==== Available records

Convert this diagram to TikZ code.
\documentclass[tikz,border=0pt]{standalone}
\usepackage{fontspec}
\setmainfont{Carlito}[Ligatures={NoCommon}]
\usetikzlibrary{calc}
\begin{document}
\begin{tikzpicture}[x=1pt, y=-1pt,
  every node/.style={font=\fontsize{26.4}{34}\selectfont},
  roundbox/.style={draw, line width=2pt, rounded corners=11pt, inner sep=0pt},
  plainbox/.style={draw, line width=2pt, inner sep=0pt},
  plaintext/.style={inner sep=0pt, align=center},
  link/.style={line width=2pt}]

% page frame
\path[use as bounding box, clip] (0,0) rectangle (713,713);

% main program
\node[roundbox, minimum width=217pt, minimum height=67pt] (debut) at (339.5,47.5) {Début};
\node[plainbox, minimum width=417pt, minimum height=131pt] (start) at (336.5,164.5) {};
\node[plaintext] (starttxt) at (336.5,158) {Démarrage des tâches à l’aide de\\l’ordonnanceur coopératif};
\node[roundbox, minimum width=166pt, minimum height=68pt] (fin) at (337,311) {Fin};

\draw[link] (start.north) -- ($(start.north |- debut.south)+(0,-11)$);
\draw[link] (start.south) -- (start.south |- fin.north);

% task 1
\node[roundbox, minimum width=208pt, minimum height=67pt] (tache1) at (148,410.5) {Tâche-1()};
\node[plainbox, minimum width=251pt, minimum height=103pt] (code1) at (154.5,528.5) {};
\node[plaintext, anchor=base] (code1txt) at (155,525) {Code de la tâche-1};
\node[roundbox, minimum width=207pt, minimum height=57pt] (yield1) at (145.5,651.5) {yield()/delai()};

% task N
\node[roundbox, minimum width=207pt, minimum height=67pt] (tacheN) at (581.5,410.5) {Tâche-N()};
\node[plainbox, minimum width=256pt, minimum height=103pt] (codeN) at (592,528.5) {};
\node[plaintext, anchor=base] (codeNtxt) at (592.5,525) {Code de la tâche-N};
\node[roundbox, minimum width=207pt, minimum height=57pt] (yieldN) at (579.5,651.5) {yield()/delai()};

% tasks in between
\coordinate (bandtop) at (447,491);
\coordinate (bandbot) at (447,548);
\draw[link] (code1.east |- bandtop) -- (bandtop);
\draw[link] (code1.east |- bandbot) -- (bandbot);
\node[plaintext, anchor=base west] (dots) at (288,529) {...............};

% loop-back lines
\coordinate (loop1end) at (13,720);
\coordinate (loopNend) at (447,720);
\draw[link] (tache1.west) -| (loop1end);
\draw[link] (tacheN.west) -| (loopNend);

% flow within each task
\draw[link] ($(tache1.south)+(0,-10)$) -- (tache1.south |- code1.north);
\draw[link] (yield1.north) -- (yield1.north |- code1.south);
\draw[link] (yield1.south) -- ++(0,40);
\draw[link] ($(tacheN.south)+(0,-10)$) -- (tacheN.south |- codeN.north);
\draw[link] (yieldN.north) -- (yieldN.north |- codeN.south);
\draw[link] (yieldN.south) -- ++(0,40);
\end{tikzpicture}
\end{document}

========
==== Available records

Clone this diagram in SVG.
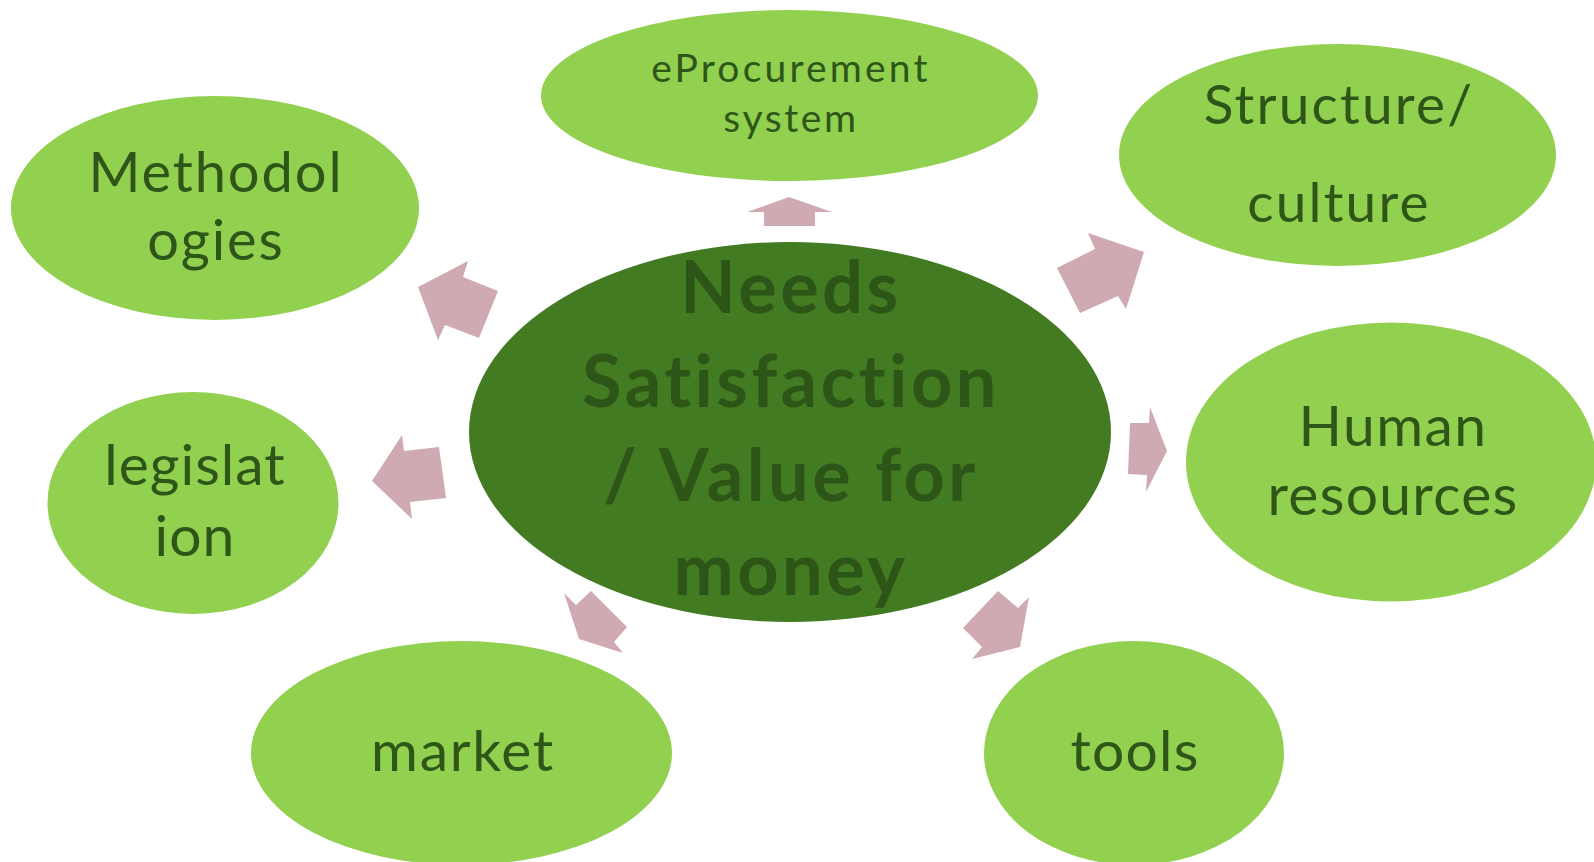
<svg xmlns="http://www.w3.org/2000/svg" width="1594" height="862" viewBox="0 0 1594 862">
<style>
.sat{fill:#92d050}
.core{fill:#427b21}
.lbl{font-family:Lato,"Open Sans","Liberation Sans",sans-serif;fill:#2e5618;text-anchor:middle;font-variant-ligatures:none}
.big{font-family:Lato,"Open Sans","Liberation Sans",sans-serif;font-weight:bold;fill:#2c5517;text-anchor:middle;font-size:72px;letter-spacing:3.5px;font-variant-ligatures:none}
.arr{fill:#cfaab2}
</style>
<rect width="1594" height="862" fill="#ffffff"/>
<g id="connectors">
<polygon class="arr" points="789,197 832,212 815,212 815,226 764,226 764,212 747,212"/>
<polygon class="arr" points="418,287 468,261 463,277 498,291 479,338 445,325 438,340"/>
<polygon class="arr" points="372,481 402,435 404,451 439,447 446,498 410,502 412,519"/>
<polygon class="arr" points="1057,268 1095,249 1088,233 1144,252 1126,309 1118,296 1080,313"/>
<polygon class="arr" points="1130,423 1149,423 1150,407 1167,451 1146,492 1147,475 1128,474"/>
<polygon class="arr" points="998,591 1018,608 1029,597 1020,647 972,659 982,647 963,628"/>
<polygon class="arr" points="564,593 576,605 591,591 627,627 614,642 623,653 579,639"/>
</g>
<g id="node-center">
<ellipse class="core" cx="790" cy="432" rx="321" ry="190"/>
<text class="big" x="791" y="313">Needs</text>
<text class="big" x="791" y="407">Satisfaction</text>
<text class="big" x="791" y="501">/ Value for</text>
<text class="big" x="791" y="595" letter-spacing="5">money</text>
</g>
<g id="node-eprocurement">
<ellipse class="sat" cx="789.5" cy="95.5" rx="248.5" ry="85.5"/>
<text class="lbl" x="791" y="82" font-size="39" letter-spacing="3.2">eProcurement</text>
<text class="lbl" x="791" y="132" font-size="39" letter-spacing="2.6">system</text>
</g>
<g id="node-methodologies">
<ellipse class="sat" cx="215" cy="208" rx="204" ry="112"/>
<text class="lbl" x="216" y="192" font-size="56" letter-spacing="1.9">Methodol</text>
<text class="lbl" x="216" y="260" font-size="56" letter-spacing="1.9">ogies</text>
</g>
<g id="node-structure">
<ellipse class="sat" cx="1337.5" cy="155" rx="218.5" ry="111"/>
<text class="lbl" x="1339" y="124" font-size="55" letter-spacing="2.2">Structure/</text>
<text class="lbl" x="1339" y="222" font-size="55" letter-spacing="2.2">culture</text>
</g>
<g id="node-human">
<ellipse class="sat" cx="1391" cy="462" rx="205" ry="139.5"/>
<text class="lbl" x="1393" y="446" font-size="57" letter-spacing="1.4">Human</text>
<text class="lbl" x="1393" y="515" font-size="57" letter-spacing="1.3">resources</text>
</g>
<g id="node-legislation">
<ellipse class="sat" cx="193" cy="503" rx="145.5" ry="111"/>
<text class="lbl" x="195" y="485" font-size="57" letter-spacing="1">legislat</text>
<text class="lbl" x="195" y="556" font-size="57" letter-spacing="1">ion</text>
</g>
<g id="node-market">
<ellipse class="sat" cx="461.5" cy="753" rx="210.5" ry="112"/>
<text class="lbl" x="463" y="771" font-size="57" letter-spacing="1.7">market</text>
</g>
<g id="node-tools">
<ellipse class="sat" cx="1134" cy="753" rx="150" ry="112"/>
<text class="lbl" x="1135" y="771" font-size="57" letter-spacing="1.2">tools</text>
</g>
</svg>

========
==== Available records

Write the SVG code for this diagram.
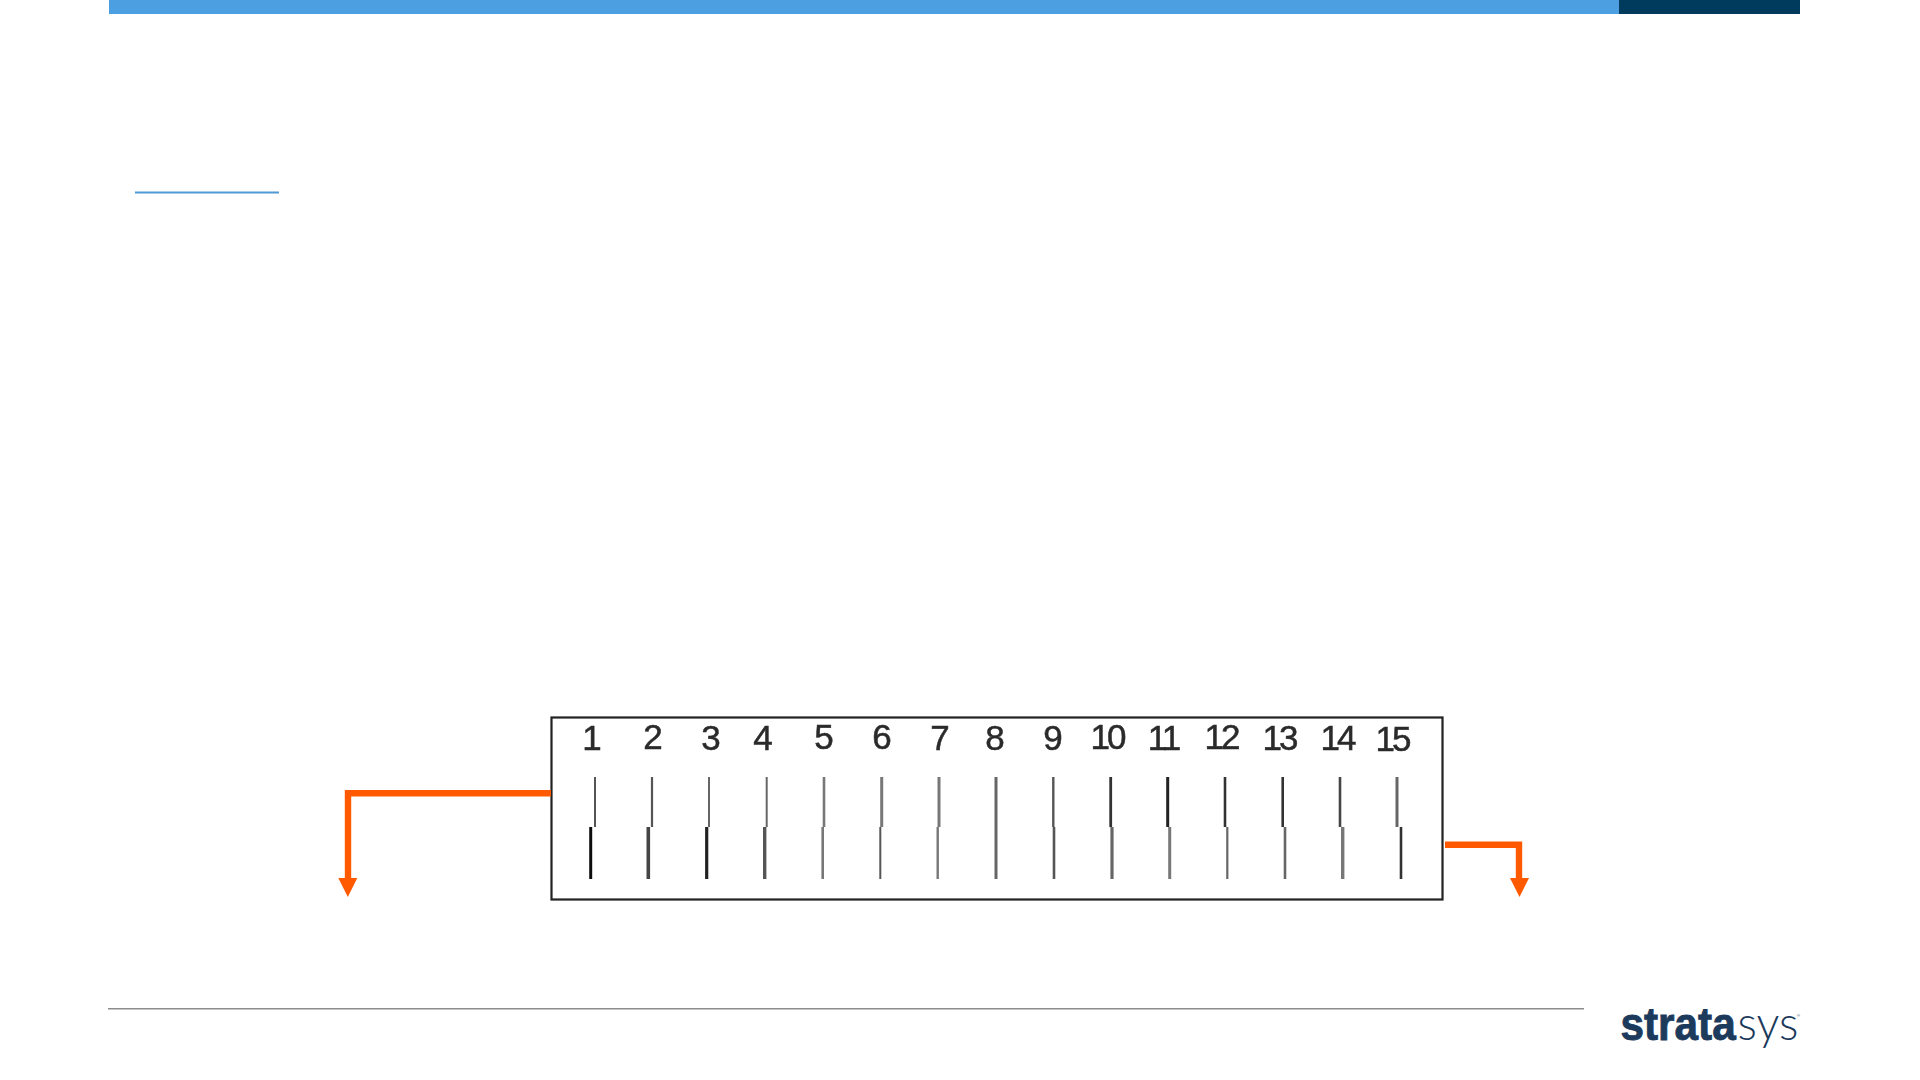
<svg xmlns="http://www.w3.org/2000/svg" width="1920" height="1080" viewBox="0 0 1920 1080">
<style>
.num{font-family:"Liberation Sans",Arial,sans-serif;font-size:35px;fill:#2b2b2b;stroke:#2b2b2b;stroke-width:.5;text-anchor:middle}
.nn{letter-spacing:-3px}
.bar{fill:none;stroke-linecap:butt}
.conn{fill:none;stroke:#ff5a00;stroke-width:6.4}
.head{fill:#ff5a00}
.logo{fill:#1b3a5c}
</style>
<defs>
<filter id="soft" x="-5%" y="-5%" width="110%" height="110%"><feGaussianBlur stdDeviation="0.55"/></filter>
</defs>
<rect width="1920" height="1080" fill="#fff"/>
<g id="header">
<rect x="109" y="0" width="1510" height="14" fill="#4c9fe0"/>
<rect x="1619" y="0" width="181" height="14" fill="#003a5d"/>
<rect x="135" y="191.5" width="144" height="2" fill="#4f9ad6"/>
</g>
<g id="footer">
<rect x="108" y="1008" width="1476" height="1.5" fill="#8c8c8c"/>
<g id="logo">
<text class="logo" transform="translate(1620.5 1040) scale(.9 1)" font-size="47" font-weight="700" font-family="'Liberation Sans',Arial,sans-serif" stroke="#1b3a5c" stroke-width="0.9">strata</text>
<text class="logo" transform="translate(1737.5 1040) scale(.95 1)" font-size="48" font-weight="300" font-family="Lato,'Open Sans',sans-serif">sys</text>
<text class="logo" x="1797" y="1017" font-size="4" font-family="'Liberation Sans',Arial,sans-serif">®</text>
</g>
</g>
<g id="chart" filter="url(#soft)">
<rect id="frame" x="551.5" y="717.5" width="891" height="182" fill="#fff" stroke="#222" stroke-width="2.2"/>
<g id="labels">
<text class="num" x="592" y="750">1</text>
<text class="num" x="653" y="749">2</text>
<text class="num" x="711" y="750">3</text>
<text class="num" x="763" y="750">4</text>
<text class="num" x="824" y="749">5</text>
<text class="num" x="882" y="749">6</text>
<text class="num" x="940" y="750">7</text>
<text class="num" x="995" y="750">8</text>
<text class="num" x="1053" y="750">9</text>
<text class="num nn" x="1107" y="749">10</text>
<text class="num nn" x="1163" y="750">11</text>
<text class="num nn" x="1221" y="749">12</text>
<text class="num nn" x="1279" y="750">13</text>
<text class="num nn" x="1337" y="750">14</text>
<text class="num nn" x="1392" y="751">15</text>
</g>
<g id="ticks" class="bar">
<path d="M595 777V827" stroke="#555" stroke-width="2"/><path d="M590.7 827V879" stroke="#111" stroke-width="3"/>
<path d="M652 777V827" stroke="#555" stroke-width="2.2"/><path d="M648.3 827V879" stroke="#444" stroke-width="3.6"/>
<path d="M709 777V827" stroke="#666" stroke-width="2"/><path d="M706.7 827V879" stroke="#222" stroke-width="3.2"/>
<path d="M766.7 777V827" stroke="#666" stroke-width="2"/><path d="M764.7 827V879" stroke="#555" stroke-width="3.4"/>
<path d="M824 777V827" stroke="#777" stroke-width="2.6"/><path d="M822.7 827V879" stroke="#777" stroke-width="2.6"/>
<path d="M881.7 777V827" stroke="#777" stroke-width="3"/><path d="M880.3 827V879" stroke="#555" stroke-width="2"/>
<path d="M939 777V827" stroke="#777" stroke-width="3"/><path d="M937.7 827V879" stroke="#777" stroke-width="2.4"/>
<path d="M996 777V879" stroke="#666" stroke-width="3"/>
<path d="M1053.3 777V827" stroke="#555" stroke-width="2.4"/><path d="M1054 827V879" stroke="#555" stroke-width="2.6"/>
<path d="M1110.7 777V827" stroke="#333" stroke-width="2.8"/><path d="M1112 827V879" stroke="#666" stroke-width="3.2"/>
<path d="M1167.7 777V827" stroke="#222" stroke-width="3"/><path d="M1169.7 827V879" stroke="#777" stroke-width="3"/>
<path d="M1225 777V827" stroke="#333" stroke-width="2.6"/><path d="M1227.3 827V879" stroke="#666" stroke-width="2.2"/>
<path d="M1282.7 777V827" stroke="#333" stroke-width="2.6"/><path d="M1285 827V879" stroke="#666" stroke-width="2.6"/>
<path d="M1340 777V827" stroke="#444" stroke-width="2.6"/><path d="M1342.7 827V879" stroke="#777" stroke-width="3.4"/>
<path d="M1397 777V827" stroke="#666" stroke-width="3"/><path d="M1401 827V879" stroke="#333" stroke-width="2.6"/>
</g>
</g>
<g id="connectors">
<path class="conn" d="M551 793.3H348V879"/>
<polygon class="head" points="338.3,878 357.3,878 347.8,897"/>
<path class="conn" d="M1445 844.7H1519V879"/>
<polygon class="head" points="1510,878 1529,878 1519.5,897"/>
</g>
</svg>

========

### What to produce
Extract exactly and only these lines: the line containing "Convert this diagram to TikZ code.", the line containing "minimum width=166pt, minimum", and every line between them.

### Solution below
Convert this diagram to TikZ code.
\documentclass[tikz,border=0pt]{standalone}
\usepackage{fontspec}
\setmainfont{Carlito}[Ligatures={NoCommon}]
\usetikzlibrary{calc}
\begin{document}
\begin{tikzpicture}[x=1pt, y=-1pt,
  every node/.style={font=\fontsize{26.4}{34}\selectfont},
  roundbox/.style={draw, line width=2pt, rounded corners=11pt, inner sep=0pt},
  plainbox/.style={draw, line width=2pt, inner sep=0pt},
  plaintext/.style={inner sep=0pt, align=center},
  link/.style={line width=2pt}]

% page frame
\path[use as bounding box, clip] (0,0) rectangle (713,713);

% main program
\node[roundbox, minimum width=217pt, minimum height=67pt] (debut) at (339.5,47.5) {Début};
\node[plainbox, minimum width=417pt, minimum height=131pt] (start) at (336.5,164.5) {};
\node[plaintext] (starttxt) at (336.5,158) {Démarrage des tâches à l’aide de\\l’ordonnanceur coopératif};
\node[roundbox, minimum width=166pt, minimum height=68pt] (fin) at (337,311) {Fin};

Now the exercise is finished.